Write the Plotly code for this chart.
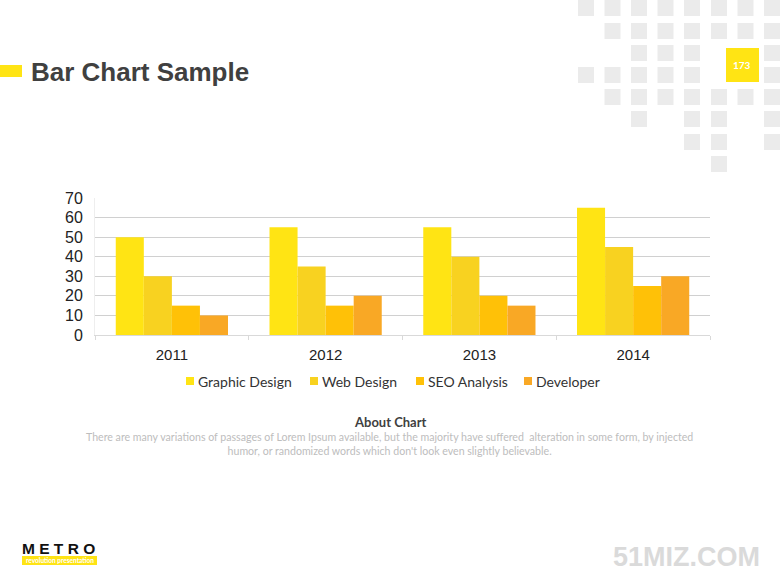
import plotly.graph_objects as go

years = ["2011", "2012", "2013", "2014"]
graphic_design = [50, 55, 55, 65]
web_design = [30, 35, 40, 45]
seo_analysis = [15, 15, 20, 25]
developer = [10, 20, 15, 30]
series_names = ["Graphic Design", "Web Design", "SEO Analysis", "Developer"]
series_colors = ["#FFE414", "#F8D220", "#FFC107", "#F9A825"]

W, H = 780, 585
L, R, T, B = 95, 710, 198, 335  # plot area in window pixels


def px(x):
    return (x - L) / (R - L)


def py(y):
    return (B - y) / (B - T)


fig = go.Figure()
for name, vals, col in zip(series_names, [graphic_design, web_design, seo_analysis, developer], series_colors):
    fig.add_trace(go.Bar(name=name, x=years, y=vals, marker=dict(color=col, line=dict(width=0)),
                         showlegend=False))

shapes = []
# decorative grey squares (top right)
cols = [578, 604.5, 631, 657.5, 684, 711, 737.5, 764]
rows = [0, 23, 45, 67, 89, 111, 134, 156]
pattern = [
    [0, 1, 2, 3, 4, 5, 6, 7],
    [1, 2, 3, 4, 5, 6, 7],
    [2, 3, 4, 7],
    [0, 1, 2, 3, 4, 7],
    [1, 2, 3, 4, 5, 6, 7],
    [2, 4, 5, 7],
    [4, 5, 7],
    [5],
]
for ri, cl in enumerate(pattern):
    for ci in cl:
        x0 = cols[ci]
        y0 = rows[ri]
        shapes.append(dict(type="rect", xref="paper", yref="paper",
                           x0=px(x0), x1=px(x0 + 16), y0=py(y0 if ri > 0 else -10), y1=py(y0 + 16),
                           fillcolor="#EBEBEB", line=dict(width=0), layer="below"))
# yellow page-number square
shapes.append(dict(type="rect", xref="paper", yref="paper", x0=px(726), x1=px(759), y0=py(48), y1=py(82),
                   fillcolor="#FFE414", line=dict(width=0)))
# yellow title marker
shapes.append(dict(type="rect", xref="paper", yref="paper", x0=px(-10), x1=px(22), y0=py(65), y1=py(77),
                   fillcolor="#FFE414", line=dict(width=0)))
# logo yellow bar
shapes.append(dict(type="rect", xref="paper", yref="paper", x0=px(22), x1=px(97), y0=py(556), y1=py(565),
                   fillcolor="#FFE414", line=dict(width=0)))


def ann(text, x, y, size, color, family="Lato", xanchor="center", yanchor="middle", align="center"):
    return dict(text=text, x=px(x), y=py(y), xref="paper", yref="paper", showarrow=False,
                xanchor=xanchor, yanchor=yanchor, align=align,
                font=dict(family=family, size=size, color=color))


annotations = [
    ann("<b>173</b>", 742.5, 65, 10, "#FFFFFF"),
    ann("<b>Bar Chart Sample</b>", 29, 72, 26, "#404040", family="Liberation Sans", xanchor="left"),
    ann("<b>About Chart</b>", 390, 422, 13, "#404040"),
    ann("There are many variations of passages of Lorem Ipsum available, but the majority have suffered  alteration in some form, by injected<br>humor, or randomized words which don't look even slightly believable.",
        389, 444, 10.6, "#BDBDBD"),
    ann("<b>M E T R O</b>", 20, 548, 15.5, "#111111", family="Liberation Sans", xanchor="left"),
    ann("<b>revolution presentation</b>", 59.5, 560.5, 6.5, "#FFFFFF"),
    ann("<b>51MIZ.COM</b>", 686, 557, 27, "#DADADA", family="Liberation Sans"),
]

# legend (drawn from the series names/colours)
legend_x = [186, 310, 416, 524]
legend_y = 381
for name, col, lx in zip(series_names, series_colors, legend_x):
    shapes.append(dict(type="rect", xref="paper", yref="paper", x0=px(lx), x1=px(lx + 8),
                       y0=py(legend_y - 4), y1=py(legend_y + 4), fillcolor=col, line=dict(width=0)))
    annotations.append(ann(name, lx + 10, legend_y, 14, "#333333", xanchor="left"))

fig.update_layout(
    width=W, height=H, autosize=False,
    margin=dict(l=L, r=W - R, t=T, b=H - B, pad=0),
    paper_bgcolor="#FFFFFF", plot_bgcolor="rgba(0,0,0,0)",
    barmode="group", bargap=0.27, bargroupgap=0,
    showlegend=False,
    shapes=shapes, annotations=annotations,
    xaxis=dict(type="category", showline=True, linecolor="#D9D9D9", linewidth=1,
               ticks="outside", tickson="boundaries", ticklen=4, tickcolor="#D9D9D9",
               tickfont=dict(family="Liberation Sans", size=15, color="#222222"),
               ticklabelstandoff=6, showgrid=False, fixedrange=True),
    yaxis=dict(range=[0, 70], dtick=10, showgrid=True, gridcolor="#D0D0D0", gridwidth=1,
               showline=True, linecolor="#EEEEEE", zeroline=False,
               tickfont=dict(family="Liberation Sans", size=16, color="#222222"),
               ticklabelstandoff=8, fixedrange=True),
)

fig.write_html("out.html", config={"displayModeBar": False},
               post_script="document.body.style.margin='0';document.body.style.overflow='hidden';")
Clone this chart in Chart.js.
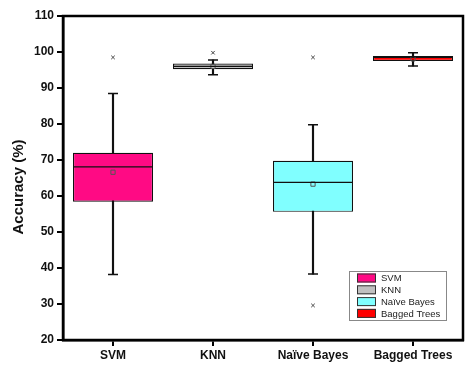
<!DOCTYPE html>
<html>
<head>
<meta charset="utf-8">
<script src="https://cdn.jsdelivr.net/npm/chart.js@4/dist/chart.umd.min.js"></script>
<style>
    html, body { margin: 0; padding: 0; background: #fff; }
    #wrap { width: 474px; height: 369px; }
</style>
</head>
<body>
<div id="wrap"><canvas id="box"></canvas></div>
<script>
const categories = ['SVM', 'KNN', 'Naïve Bayes', 'Bagged Trees'];
const q1 = [58.4, 95.2, 55.6, 97.5];
const q3 = [72.0, 96.8, 69.8, 98.7];
const median = [68.1, 96.0, 63.8, 98.7];
const mean = [66.6, 96.0, 63.3, 98.1];
const whiskerLow = [38.2, 93.7, 38.3, 96.1];
const whiskerHigh = [88.5, 97.8, 79.8, 99.8];
const outlierHigh = [98.5, 99.8, 98.5, null];
const outlierLow = [null, null, 29.6, null];
const yTicks = [20, 30, 40, 50, 60, 70, 80, 90, 100, 110];
const yTitle = 'Accuracy (%)';

const colors = {
    svm: '#FF0A84',
    knn: '#C0C0C0',
    nb: '#80FFFF',
    bt: '#FF0000'
};
const boxColors = [colors.svm, colors.knn, colors.nb, colors.bt];
const FONT = "'Liberation Sans', Arial, sans-serif";

// frame round the plot area, y title and legend box inside the plot
const framePlugin = {
    id: 'frame',
    afterDraw(chart) {
        const {ctx, chartArea: a} = chart;
        ctx.save();
        ctx.strokeStyle = '#000';
        ctx.lineWidth = 2.5;
        ctx.strokeRect(a.left, a.top, a.right - a.left, a.bottom - a.top);

        // y axis title, sits a bit below the middle of the axis
        ctx.save();
        ctx.translate(19, (a.top + a.bottom) / 2 + 9);
        ctx.rotate(-Math.PI / 2);
        ctx.font = 'bold 15px ' + FONT;
        ctx.fillStyle = '#111';
        ctx.textAlign = 'center';
        ctx.textBaseline = 'middle';
        ctx.fillText(yTitle, 0, 0);
        ctx.restore();

        // legend
        const lx = a.right - 114, ly = a.bottom - 69, lw = 97, lh = 49;
        ctx.fillStyle = '#fff';
        ctx.fillRect(lx, ly, lw, lh);
        ctx.strokeStyle = '#888';
        ctx.lineWidth = 1;
        ctx.strokeRect(lx + 0.5, ly + 0.5, lw, lh);
        ctx.font = '9.5px ' + FONT;
        ctx.textBaseline = 'middle';
        categories.forEach((c, i) => {
            const cy = ly + 7 + i * 11.8;
            ctx.fillStyle = boxColors[i];
            ctx.fillRect(lx + 8, cy - 4.5, 19, 9);
            ctx.strokeStyle = '#333';
            ctx.strokeRect(lx + 8.5, cy - 4, 18, 8);
            ctx.fillStyle = '#222';
            ctx.fillText(c, lx + 32, cy + 0.5);
        });
        ctx.restore();
    }
};

const pairs = (a, b) => a.map((v, i) => [v, b[i]]);

const pointSet = (label, data, style, radius, color, width) => ({
    label,
    type: 'line',
    data,
    showLine: false,
    pointStyle: style,
    pointRadius: radius,
    pointBackgroundColor: 'rgba(0,0,0,0)',
    pointBorderColor: color,
    pointBorderWidth: width,
    order: 0
});

new Chart(document.getElementById('box'), {
    type: 'bar',
    data: {
        labels: categories,
        datasets: [
            {
                // boxes (q1..q3)
                label: 'box',
                data: pairs(q1, q3),
                backgroundColor: boxColors,
                borderColor: '#111',
                borderWidth: 1.2,
                borderSkipped: false,
                barPercentage: 0.8,
                categoryPercentage: 1,
                grouped: false,
                order: 2
            },
            {
                // whisker stems
                label: 'stem',
                data: pairs(whiskerLow, whiskerHigh),
                backgroundColor: '#111',
                borderWidth: 0,
                barThickness: 1.5,
                grouped: false,
                order: 3
            },
            pointSet('median', median, 'line', 40, '#111', 1.2),
            pointSet('capLow', whiskerLow, 'line', 5, '#111', 1.5),
            pointSet('capHigh', whiskerHigh, 'line', 5, '#111', 1.5),
            pointSet('mean', mean, 'rect', 3, '#555', 1),
            pointSet('outHigh', outlierHigh, 'crossRot', 2.5, '#444', 1),
            pointSet('outLow', outlierLow, 'crossRot', 2.5, '#444', 1)
        ]
    },
    options: {
        responsive: true,
        maintainAspectRatio: false,
        animation: false,
        layout: { autoPadding: false, padding: { top: 16, right: 11, left: 0, bottom: 0 } },
        plugins: {
            legend: { display: false },
            tooltip: { enabled: false }
        },
        scales: {
            x: {
                afterFit: s => { s.height = 29; },
                grid: { drawOnChartArea: false, drawTicks: true, tickLength: 6, color: '#000', lineWidth: 2, offset: false },
                border: { color: '#000', width: 2.5 },
                ticks: { color: '#111', padding: 2, font: { family: FONT, size: 12, weight: 'bold' } }
            },
            y: {
                min: 20,
                max: 110,
                afterFit: s => { s.width = 63; },
                afterBuildTicks: s => { s.ticks = yTicks.map(v => ({ value: v })); },
                grid: { drawOnChartArea: false, drawTicks: true, tickLength: 6, color: '#000', lineWidth: 2 },
                border: { color: '#000', width: 2.5 },
                ticks: { color: '#111', padding: 3, font: { family: FONT, size: 12, weight: 'bold' } }
            }
        }
    },
    plugins: [framePlugin]
});
</script>
</body>
</html>
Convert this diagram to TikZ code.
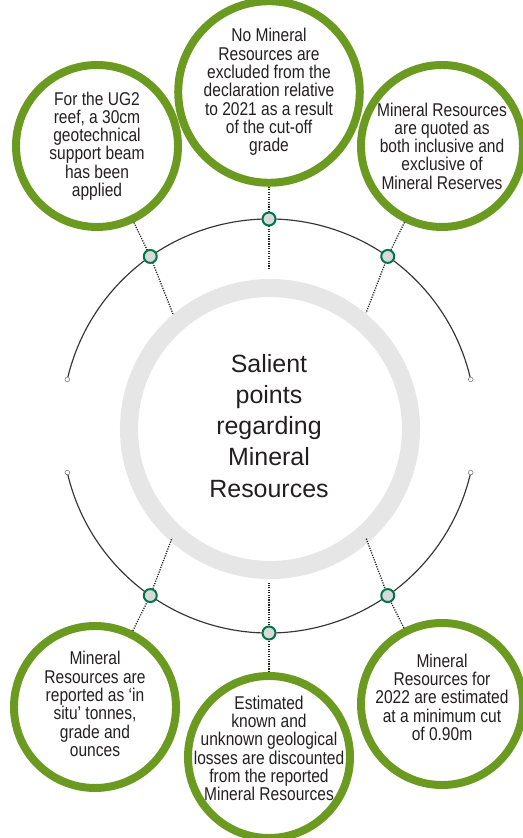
\documentclass[tikz,border=0pt]{standalone}
\usepackage{fontspec}
\setmainfont{Liberation Sans}
\newfontfamily\narrow{Liberation Sans}[FakeStretch=0.84]
\usetikzlibrary{calc}
\definecolor{leaf}{HTML}{6A9A1F}
\definecolor{pine}{HTML}{00754A}
\definecolor{ink}{HTML}{231F20}
\definecolor{mist}{HTML}{E6E6E6}
\definecolor{pin}{HTML}{D9D9D9}
\begin{document}
\begin{tikzpicture}[x=0.03cm,y=0.03cm,line cap=round,line join=round,
    point/.style={circle,draw=leaf,line width=6.8pt,minimum size=4.86cm,
      inner sep=0pt,align=center,text=ink,
      font=\narrow\fontsize{15.8}{15.6}\selectfont},
    say/.style={align=center,text=ink,inner sep=0pt,
      font=\narrow\fontsize{15.8}{15.6}\selectfont},
    knot/.style={circle,draw=pine,fill=pin,line width=1.7pt,
      minimum size=0.39cm,inner sep=0pt},
    tip/.style={circle,draw=gray,fill=white,line width=0.5pt,
      minimum size=0.14cm,inner sep=0pt},
    rim/.style={draw=ink!90,line width=1pt},
    lead/.style={draw=ink,line width=1.1pt,line cap=butt,
      dash pattern=on 1pt off 1.1pt}]
  \useasboundingbox (0,0) rectangle (522,838);
  \coordinate (O) at (269,412);
  \draw[mist,line width=15.4pt] (270,409) circle[radius=141];
  \node[text=ink,align=center,font=\fontsize{21.3}{26.5}\selectfont] (S) at (O)
    {Salient\\points\\regarding\\Mineral\\Resources};
  \draw[rim] ($(O)+(13:207)$) coordinate (e1)
    arc[start angle=13,end angle=167,radius=207] coordinate (e2);
  \draw[rim] ($(O)+(193:207)$) coordinate (e3)
    arc[start angle=193,end angle=347,radius=207] coordinate (e4);
  \foreach \e in {e1,e2,e3,e4} \node[tip] (t\e) at (\e) {};
  \foreach \a/\n in {90/t,125/tl,55/tr,235/bl,305/br,270/b}
    \coordinate (\n) at ($(O)+(\a:207)$);
  \node[point] (gtl) at (97,692)
    {For the UG2\\reef, a 30cm\\geotechnical\\support beam\\has been\\applied};
  \node[point] (gt) at (269,746)
    {No Mineral\\Resources are\\excluded from the\\declaration relative\\to 2021 as a result\\of the cut-off\\grade};
  \node[point] (gtr) at (442,692)
    {Mineral Resources\\are quoted as\\both inclusive and\\exclusive of\\Mineral Reserves};
  \node[point] (gbl) at (95,131) {};
  \node[say] (sbl) at ([yshift=0.09cm]gbl.center)
    {Mineral\\Resources are\\reported as ‘in\\situ’ tonnes,\\grade and\\ounces};
  \node[point] (gb) at (269,81) {};
  \node[say] (sb) at ([yshift=0.26cm]gb.center)
    {Estimated\\known and\\unknown geological\\losses are discounted\\from the reported\\Mineral Resources};
  \node[point] (gbr) at (442,134) {};
  \node[say] (sbr) at ([yshift=0.2cm]gbr.center)
    {Mineral\\Resources for\\2022 are estimated\\at a minimum cut\\of 0.90m};
  \coordinate (xt) at (269,569);
  \coordinate (xtl) at (173,524);
  \coordinate (xtr) at (366,525);
  \coordinate (xbl) at (172,300);
  \coordinate (xbr) at (366,300);
  \coordinate (xb) at (269,255);
  \draw[lead] (gt) -- (t) -- (xt);
  \draw[lead] (gtl) -- (tl) -- (xtl);
  \draw[lead] (gtr) -- (tr) -- (xtr);
  \draw[lead] (gbl) -- (bl) -- (xbl);
  \draw[lead] (gb) -- (b) -- (xb);
  \draw[lead] (gbr) -- (br) -- (xbr);
  \foreach \n in {t,tl,tr,bl,br,b} \node[knot] (k\n) at (\n) {};
\end{tikzpicture}
\end{document}
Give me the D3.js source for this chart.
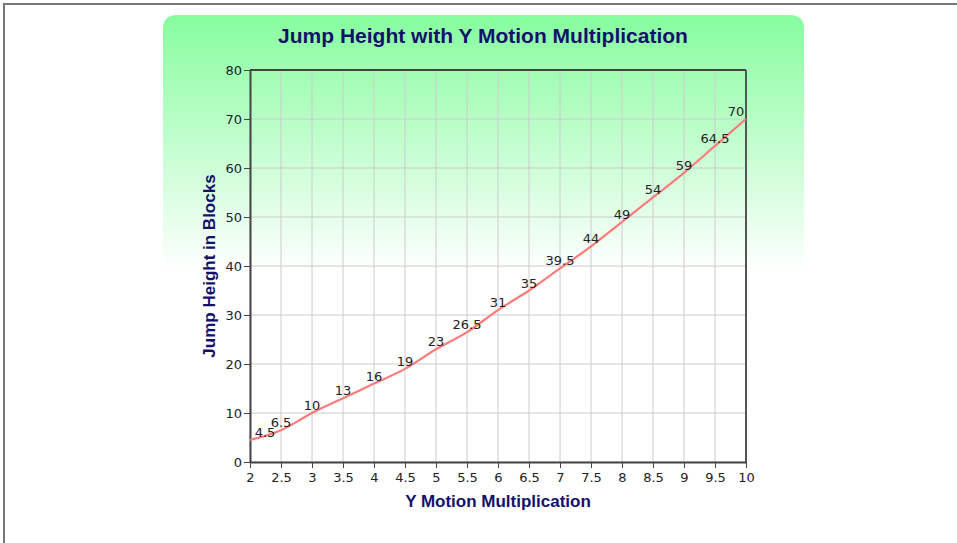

*****

WHAT THE EXERCISE ASKS>
Each line from the top of the material through the line containing "showlegend=False))" should be reproduced exactly; please drop any images.

RESULT FOR THIS TASK>
Write the Plotly code for this chart.
import plotly.graph_objects as go

years = ["2011", "2012", "2013", "2014"]
graphic_design = [50, 55, 55, 65]
web_design = [30, 35, 40, 45]
seo_analysis = [15, 15, 20, 25]
developer = [10, 20, 15, 30]
series_names = ["Graphic Design", "Web Design", "SEO Analysis", "Developer"]
series_colors = ["#FFE414", "#F8D220", "#FFC107", "#F9A825"]

W, H = 780, 585
L, R, T, B = 95, 710, 198, 335  # plot area in window pixels


def px(x):
    return (x - L) / (R - L)


def py(y):
    return (B - y) / (B - T)


fig = go.Figure()
for name, vals, col in zip(series_names, [graphic_design, web_design, seo_analysis, developer], series_colors):
    fig.add_trace(go.Bar(name=name, x=years, y=vals, marker=dict(color=col, line=dict(width=0)),
                         showlegend=False))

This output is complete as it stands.